Budget prep begins amid January slumber
While Ottawa slowly stirs from its holiday slumber, Parliament remains in snooze mode. The pace will begin to accelerate next week, particularly at Finance Canada, which will soon be running at full speed in its budget prep.
Finance Minister Chrystia Freeland is dealing with a more demanding economic landscape in 2023.
The country is facing slow growth and higher borrowing costs that will lead to weaker revenue and higher debt payments. A likely increase in the jobless rate will ramp up demands on the fiscal purse.
The governing Liberals will also need to address demands from provinces for more health-care transfers, fund initiatives under the governing agreement with the NDP and heed calls from business for a robust response to President Joe Biden’s Inflation Reduction Act. This means Freeland’s message at the planned cabinet retreat in Hamilton, Ont., Jan. 23-25, may be one of tempered expectations.

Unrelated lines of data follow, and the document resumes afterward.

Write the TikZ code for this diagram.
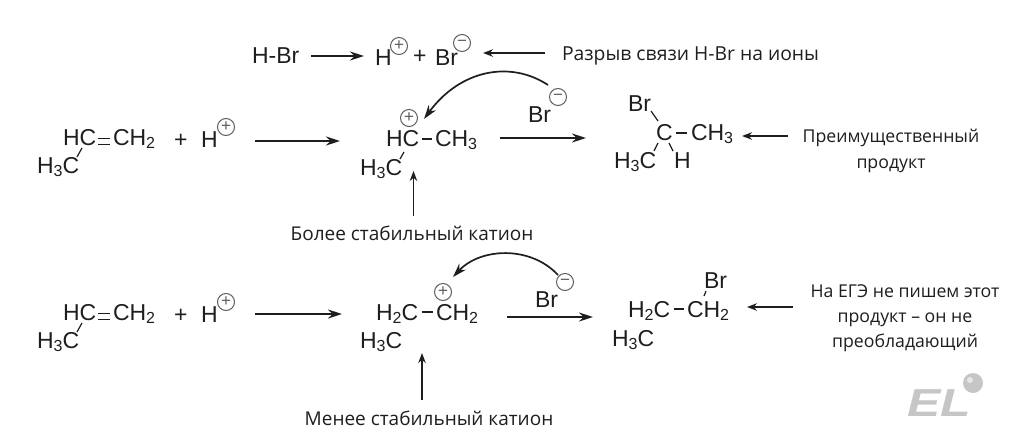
\documentclass[tikz,border=0pt]{standalone}
\usepackage{fontspec}
\usepackage{graphicx}
\setmainfont{Liberation Sans}
\newfontfamily\labelfont{Open Sans}
\usetikzlibrary{arrows.meta}
\definecolor{ink}{HTML}{1E1E1E}
\definecolor{signgray}{HTML}{5E5E5E}
\definecolor{logogray}{HTML}{C6C6C6}
\newcommand{\lowdig}[1]{\raisebox{-3.5pt}{\fontsize{16}{16}\selectfont #1}}
\tikzset{
  chem/.style={anchor=base west,inner sep=0pt,outer sep=0pt,text=ink,font=\fontsize{23}{25}\selectfont},
  lab/.style={anchor=base,inner sep=0pt,outer sep=0pt,text=ink,font=\labelfont\fontsize{19}{21}\selectfont},
  toplab/.style={lab,font=\labelfont\fontsize{19.3}{21}\selectfont},
  sidelab/.style={lab,font=\labelfont\fontsize{17.7}{20}\selectfont},
  sign/.style={circle,draw=signgray,line width=1pt,minimum size=17pt,inner sep=0pt,text=signgray,font=\fontsize{17}{17}\selectfont},
  bond/.style={draw=ink,line width=1.2pt},
  dbond/.style={draw=ink,line width=1pt},
  rx/.style={draw=ink,line width=1.7pt,-{Stealth[length=14pt,width=9pt]}},
  pt/.style={draw=ink,line width=1.5pt,-{Stealth[length=10pt,width=7.5pt]}},
  curv/.style={draw=ink,line width=1.7pt,-{Stealth[length=14pt,width=9pt]}},
}
\begin{document}
\begin{tikzpicture}[x=1pt,y=-1pt]
\useasboundingbox (0,0) rectangle (1024,434);
% top line
\node[chem] (hbr) at (252,63) {H-Br};
\node[chem] (hion) at (375,65) {H};
\node[sign] (hionp) at (399,46) {+};
\node[chem] (tplus) at (413,63) {+};
\node[chem] (brion) at (435,65) {Br};
\node[sign] (brionm) at (462,43) {−};
\node[toplab,anchor=base west] (l1) at (562,60) {Разрыв связи H-Br на ионы};
\coordinate (a1s) at (311,56); \coordinate (a1e) at (364,56);
\draw[rx] (a1s) -- (a1e);
\coordinate (a2s) at (545,53); \coordinate (a2e) at (483,53);
\draw[pt] (a2s) -- (a2e);
% row 1 reactant
\node[chem] (r1a) at (63,145) {HC};
\node[chem] (r1b) at (113,145) {CH\lowdig{2}};
\node[chem] (r1c) at (37,173) {H\lowdig{3}C};
\node[chem] (r1p) at (174,147) {+};
\node[chem] (r1h) at (201,147) {H};
\node[sign] (r1s) at (226,127) {+};
\coordinate (d1a) at (98,138); \coordinate (d1b) at (110,138);
\coordinate (d2a) at (98,144); \coordinate (d2b) at (110,144);
\draw[dbond] (d1a) -- (d1b); \draw[dbond] (d2a) -- (d2b);
\coordinate (b1a) at (82,148); \coordinate (b1b) at (77,157);
\draw[bond] (b1a) -- (b1b);
\coordinate (a3s) at (255,141); \coordinate (a3e) at (340,141);
\draw[rx] (a3s) -- (a3e);
% row 1 cation
\node[chem] (c1a) at (386,146) {HC};
\node[chem] (c1b) at (435,146) {CH\lowdig{3}};
\node[chem] (c1c) at (360,175) {H\lowdig{3}C};
\node[sign] (c1s) at (409,118) {+};
\coordinate (b2a) at (422,139); \coordinate (b2b) at (432,139);
\draw[bond] (b2a) -- (b2b);
\coordinate (b3a) at (404,152); \coordinate (b3b) at (400,159);
\draw[bond] (b3a) -- (b3b);
\node[chem] (c1br) at (528,122) {Br};
\node[sign] (c1m) at (558,97) {−};
\coordinate (c1ts) at (548,85); \coordinate (c1te) at (424,119);
\draw[curv] (c1ts) .. controls (510,60) and (460,70) .. (c1te);
\coordinate (a4s) at (500,138); \coordinate (a4e) at (586,138);
\draw[rx] (a4s) -- (a4e);
\coordinate (a5s) at (413.5,216); \coordinate (a5e) at (413.5,171);
\draw[pt] (a5s) -- (a5e);
\node[lab] (l2) at (412,240) {Более стабильный катион};
% row 1 product
\node[chem] (p1br) at (628,111) {Br};
\node[chem] (p1c) at (656,140) {C};
\node[chem] (p1d) at (691,140) {CH\lowdig{3}};
\node[chem] (p1e) at (614,168) {H\lowdig{3}C};
\node[chem] (p1h) at (674,168) {H};
\coordinate (b4a) at (651,111); \coordinate (b4b) at (658,121);
\draw[bond] (b4a) -- (b4b);
\coordinate (b5a) at (676,133); \coordinate (b5b) at (687,133);
\draw[bond] (b5a) -- (b5b);
\coordinate (b6a) at (658,143); \coordinate (b6b) at (654,151);
\draw[bond] (b6a) -- (b6b);
\coordinate (b7a) at (669,143); \coordinate (b7b) at (673,151);
\draw[bond] (b7a) -- (b7b);
\coordinate (a6s) at (788,136); \coordinate (a6e) at (742,136);
\draw[pt] (a6s) -- (a6e);
\node[sidelab] (l3a) at (891,142) {Преимущественный};
\node[sidelab] (l3b) at (891,168) {продукт};
% row 2 reactant
\node[chem] (r2a) at (63,320) {HC};
\node[chem] (r2b) at (113,320) {CH\lowdig{2}};
\node[chem] (r2c) at (37,348) {H\lowdig{3}C};
\node[chem] (r2p) at (174,322) {+};
\node[chem] (r2h) at (201,322) {H};
\node[sign] (r2s) at (226,302) {+};
\coordinate (d3a) at (98,313); \coordinate (d3b) at (110,313);
\coordinate (d4a) at (98,319); \coordinate (d4b) at (110,319);
\draw[dbond] (d3a) -- (d3b); \draw[dbond] (d4a) -- (d4b);
\coordinate (b8a) at (82,323); \coordinate (b8b) at (77,332);
\draw[bond] (b8a) -- (b8b);
\coordinate (a7s) at (255,314); \coordinate (a7e) at (342,314);
\draw[rx] (a7s) -- (a7e);
% row 2 cation
\node[chem] (c2a) at (376,320) {H\lowdig{2}C};
\node[chem] (c2b) at (436,320) {CH\lowdig{2}};
\node[chem] (c2c) at (360,348) {H\lowdig{3}C};
\node[sign] (c2s) at (443,292) {+};
\coordinate (b9a) at (422,312); \coordinate (b9b) at (433,312);
\draw[bond] (b9a) -- (b9b);
\node[chem] (c2br) at (535,307) {Br};
\node[sign] (c2m) at (565,282) {−};
\coordinate (c2ts) at (558,275); \coordinate (c2te) at (453,277);
\draw[curv] (c2ts) .. controls (530,245) and (480,248) .. (c2te);
\coordinate (a8s) at (507,317); \coordinate (a8e) at (593,317);
\draw[rx] (a8s) -- (a8e);
\coordinate (a9s) at (422,400); \coordinate (a9e) at (422,353);
\draw[pt] (a9s) -- (a9e);
\node[lab] (l4) at (429,425) {Менее стабильный катион};
% row 2 product
\node[chem] (p2br) at (704,288) {Br};
\node[chem] (p2a) at (628,317) {H\lowdig{2}C};
\node[chem] (p2b) at (687,317) {CH\lowdig{2}};
\node[chem] (p2c) at (612,346) {H\lowdig{3}C};
\coordinate (b10a) at (674,309); \coordinate (b10b) at (684,309);
\draw[bond] (b10a) -- (b10b);
\coordinate (b11a) at (706,291); \coordinate (b11b) at (704,296);
\draw[bond] (b11a) -- (b11b);
\coordinate (a10s) at (793,307); \coordinate (a10e) at (747,307);
\draw[pt] (a10s) -- (a10e);
\node[sidelab] (l5a) at (905,297) {На ЕГЭ не пишем этот};
\node[sidelab] (l5b) at (905,322) {продукт – он не};
\node[sidelab] (l5c) at (905,347) {преобладающий};
% logo
\node[anchor=base west,inner sep=0pt,text=logogray,font=\fontsize{39}{39}\selectfont\bfseries\itshape] (logo) at (907,416) {\scalebox{1.28}[1]{EL}};
\fill[logogray] (973,383) circle (10);
\fill[white!60!logogray] (970,380) circle (3);
\end{tikzpicture}
\end{document}
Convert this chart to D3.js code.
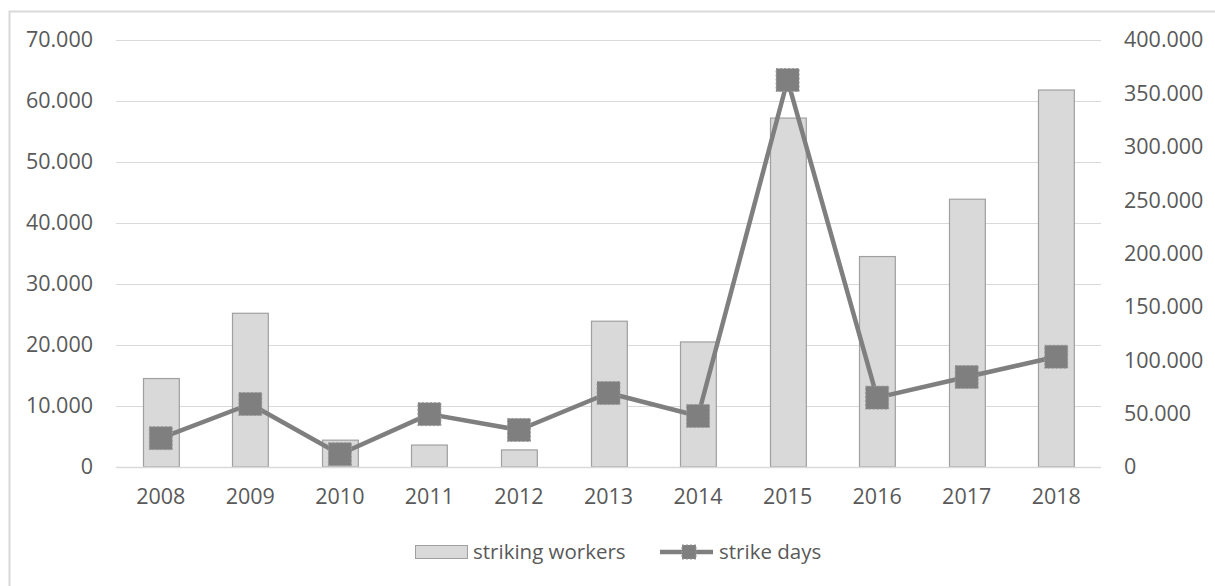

Interest rates could increase, risks for Freeland
As if on cue to highlight the coming challenges for Trudeau’s government, the Bank of Canada may hike interest rates again the morning of Jan. 25, just as the cabinet retreat is wrapping up
To recap, the central bank increased its benchmark interest rate by four percentage points last year, to 4.25 per cent. Prime rates offered by commercial banks are now hovering at around 6.5 per cent.
The higher interest rates of course are being implemented to counter an even bigger risk to the economy — four-decade high inflation that has left policy makers with few good options.
The rate hikes will put a strain on Canada’s indebted households in 2023, but most economists and the government are still anticipating a soft landing whereby inflation drops sharply but the economy is seen eking out a bit of growth.
There are some serious tail risks for Freeland, however.
One is the economy is much more sensitive than expected to the already implemented rate hikes, creating a deeper-than-anticipated downturn.
The other is the economy doesn’t cool enough, and inflation persists. That will handcuff Freeland’s ability to use fiscal policy to address some of those pending political demands for fear of fueling inflation further and driving interest rates even higher. Strong jobs data out on Friday highlight how upside risks to inflation remain real.
Either way, the historical record isn’t comforting – high inflation like we’ve seen typically leads to large downturns and political turmoil, eventually.
In its latest projections, the Bank of Canada sees inflation averaging 4.1 per cent in 2023, down from 6.9 per cent last year.
A drop of at least that magnitude has occurred only three times in the past six decades. It happened in 1983 and 1992, only after the economy suffered deep recessions. It also happened in 1976, the year Trudeau père introduced wage and price controls. In each case, the government would eventually lose power in the ensuing election.
The federal government has bypassed some of the tough fiscal decisions so far by assuming not only a soft landing for the economy in the short-term but an optimistic medium-term outlook.
Freeland’s last fiscal plan released in November assumes growth will average 1.8 per cent over the next five years — about the average of the past 20 years – despite an aging workforce.
That may turn out to have been a risky assumption to make.